One of the applications of wurtzite gallium based nitride compounds will be to provide optoelectronic devices from 6.2eV (AlN) to 1.89eV (InN). This will depend on the possibility to grow wurtzite AlGaN and InGaN ternary alloys. As expected, the most difficult region is InGaN due to the large misfit between GaN and InN (= 10%), in this case, ordering, phase separation and growth instabilities have been reported. In the case of AlN and GaN, the misfit is smaller (∼ 2.5%) and one would expect more stable growth. However, it was in this system that ordering along the c axis between AlN and GaN was reported for the first time.

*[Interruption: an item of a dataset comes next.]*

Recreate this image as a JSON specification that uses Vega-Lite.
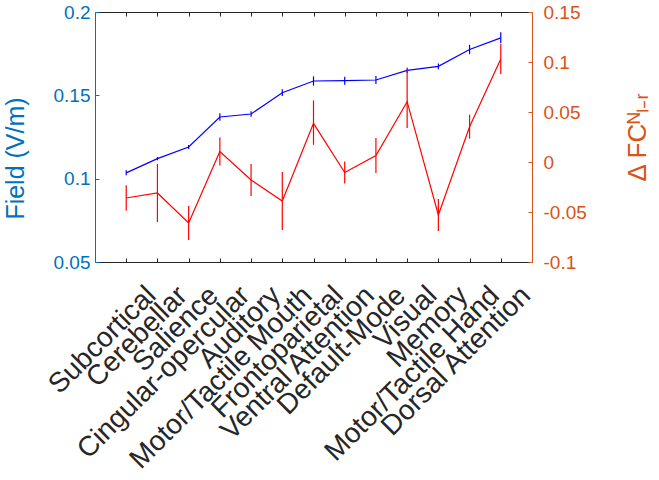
{
  "$schema": "https://vega.github.io/schema/vega-lite/v6.json",
  "width": 437,
  "height": 250,
  "autosize": {"type": "none"},
  "padding": {"left": 95, "top": 12, "right": 127, "bottom": 218},
  "config": {
    "view": {"stroke": null},
    "font": "Liberation Sans",
    "axis": {"grid": false, "labelFont": "Liberation Sans", "titleFont": "Liberation Sans", "titleFontWeight": "normal"}
  },
  "data": {
    "values": [
      {"network": "Subcortical", "field": 0.1035, "field_lo": 0.102, "field_hi": 0.105, "dfc": -0.036, "dfc_lo": -0.0487, "dfc_hi": -0.0233},
      {"network": "Cerebellar", "field": 0.112, "field_lo": 0.111, "field_hi": 0.113, "dfc": -0.031, "dfc_lo": -0.06, "dfc_hi": -0.002},
      {"network": "Salience", "field": 0.119, "field_lo": 0.1178, "field_hi": 0.1202, "dfc": -0.061, "dfc_lo": -0.078, "dfc_hi": -0.044},
      {"network": "Cingular-opercular", "field": 0.137, "field_lo": 0.1348, "field_hi": 0.1392, "dfc": 0.0105, "dfc_lo": -0.0035, "dfc_hi": 0.0245},
      {"network": "Auditory", "field": 0.1388, "field_lo": 0.1371, "field_hi": 0.1405, "dfc": -0.018, "dfc_lo": -0.034, "dfc_hi": -0.002},
      {"network": "Motor/Tactile Mouth", "field": 0.1516, "field_lo": 0.1496, "field_hi": 0.1536, "dfc": -0.039, "dfc_lo": -0.068, "dfc_hi": -0.01},
      {"network": "Frontoparietal", "field": 0.1586, "field_lo": 0.1558, "field_hi": 0.1614, "dfc": 0.0386, "dfc_lo": 0.0172, "dfc_hi": 0.0616},
      {"network": "Ventral Attention", "field": 0.1588, "field_lo": 0.1564, "field_hi": 0.1612, "dfc": -0.0105, "dfc_lo": -0.0215, "dfc_hi": 0.0005},
      {"network": "Default-Mode", "field": 0.1592, "field_lo": 0.1568, "field_hi": 0.1616, "dfc": 0.0065, "dfc_lo": -0.011, "dfc_hi": 0.024},
      {"network": "Visual", "field": 0.165, "field_lo": 0.1634, "field_hi": 0.1666, "dfc": 0.0603, "dfc_lo": 0.034, "dfc_hi": 0.092},
      {"network": "Memory", "field": 0.1674, "field_lo": 0.1657, "field_hi": 0.1691, "dfc": -0.053, "dfc_lo": -0.069, "dfc_hi": -0.037},
      {"network": "Motor/Tactile Hand", "field": 0.1775, "field_lo": 0.1747, "field_hi": 0.1803, "dfc": 0.0353, "dfc_lo": 0.0233, "dfc_hi": 0.0473},
      {"network": "Dorsal Attention", "field": 0.1845, "field_lo": 0.1812, "field_hi": 0.1878, "dfc": 0.103, "dfc_lo": 0.088, "dfc_hi": 0.118}
    ]
  },
  "layer": [
    {
      "encoding": {
        "x": {
          "field": "network", "type": "nominal", "sort": null,
          "scale": {"type": "point", "padding": 1},
          "axis": {
            "orient": "bottom", "title": null,
            "domainColor": "#262626", "tickColor": "#262626", "tickSize": -4,
            "labelAngle": -45, "labelAlign": "right", "labelBaseline": "middle",
            "labelFontSize": 28, "labelColor": "#262626", "labelLimit": 0,
            "labelPadding": 33, "labelOffset": 25, "labelOverlap": false, "labelBound": false
          }
        }
      },
      "layer": [
        {
          "mark": {"type": "line", "color": "#0000FF", "strokeWidth": 1.2},
          "encoding": {
            "y": {
              "field": "field", "type": "quantitative",
              "scale": {"domain": [0.05, 0.2], "nice": false, "zero": false},
              "axis": {
                "orient": "left", "title": "Field (V/m)", "values": [0.05, 0.1, 0.15, 0.2], "format": ".2~f",
                "domainColor": "#0072BD", "tickColor": "#0072BD", "labelColor": "#0072BD", "titleColor": "#0072BD",
                "tickSize": -4, "labelPadding": 9, "labelFontSize": 19, "titleFontSize": 25, "titlePadding": 25, "titleY": 146
              }
            }
          }
        },
        {
          "mark": {"type": "rule", "color": "#0000FF", "strokeWidth": 1.2},
          "encoding": {
            "y": {
              "field": "field_lo", "type": "quantitative",
              "scale": {"domain": [0.05, 0.2], "nice": false, "zero": false},
              "axis": {
                "orient": "left", "title": "Field (V/m)", "values": [0.05, 0.1, 0.15, 0.2], "format": ".2~f",
                "domainColor": "#0072BD", "tickColor": "#0072BD", "labelColor": "#0072BD", "titleColor": "#0072BD",
                "tickSize": -4, "labelPadding": 9, "labelFontSize": 19, "titleFontSize": 25, "titlePadding": 25, "titleY": 146
              }
            },
            "y2": {"field": "field_hi"}
          }
        }
      ]
    },
    {
      "encoding": {
        "x": {
          "field": "network", "type": "nominal", "sort": null,
          "scale": {"type": "point", "padding": 1},
          "axis": {
            "orient": "top", "title": null, "labels": false,
            "domainColor": "#262626", "tickColor": "#262626", "tickSize": -4
          }
        }
      },
      "layer": [
        {
          "mark": {"type": "line", "color": "#FF0000", "strokeWidth": 1.2},
          "encoding": {
            "y": {
              "field": "dfc", "type": "quantitative",
              "scale": {"domain": [-0.1, 0.15], "nice": false, "zero": false},
              "axis": {
                "orient": "right", "title": "Δ FCᴺₗ₋ᵣ", "values": [-0.1, -0.05, 0, 0.05, 0.1, 0.15],
                "labelExpr": "replace(format(datum.value, '.2~f'), '−', '-')",
                "domainColor": "#D95319", "tickColor": "#D95319", "labelColor": "#D95319", "titleColor": "#D95319",
                "tickSize": -4, "labelPadding": 15, "labelFontSize": 19, "titleFontSize": 26, "titlePadding": 64, "titleAngle": 270
              }
            }
          }
        },
        {
          "mark": {"type": "rule", "color": "#FF0000", "strokeWidth": 1.2},
          "encoding": {
            "y": {
              "field": "dfc_lo", "type": "quantitative",
              "scale": {"domain": [-0.1, 0.15], "nice": false, "zero": false},
              "axis": {
                "orient": "right", "title": "Δ FCᴺₗ₋ᵣ", "values": [-0.1, -0.05, 0, 0.05, 0.1, 0.15],
                "labelExpr": "replace(format(datum.value, '.2~f'), '−', '-')",
                "domainColor": "#D95319", "tickColor": "#D95319", "labelColor": "#D95319", "titleColor": "#D95319",
                "tickSize": -4, "labelPadding": 15, "labelFontSize": 19, "titleFontSize": 26, "titlePadding": 64, "titleAngle": 270
              }
            },
            "y2": {"field": "dfc_hi"}
          }
        }
      ]
    }
  ],
  "resolve": {"scale": {"y": "independent"}, "axis": {"x": "independent", "y": "independent"}}
}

In this work, we have found that the growth of AlGaN may be more complicated. Not only the wurtzite lattice can be decreased to simple hexagonal by AlN/GaN ordering along the c axis, but the growth can lead to other types of stackings. Even in the low Al composition range, 10 - 15%, we have found that three processes can operate:
1. Ordering into AlN/GaN as two simple hexagonal sublattices.
2. The 3:1 ordering which has been recently reported to occur in InGaN.
3. A new type of ordering where diffraction experiments (XR and electron diffraction) detect superlattice reflection with a period close to 3 nm. The most adequate model which was found to take this into account shows that, in these growth conditions, the system has preferred to form one AlN cell in between 5 GaN cells, leading to a 5:1 ordering.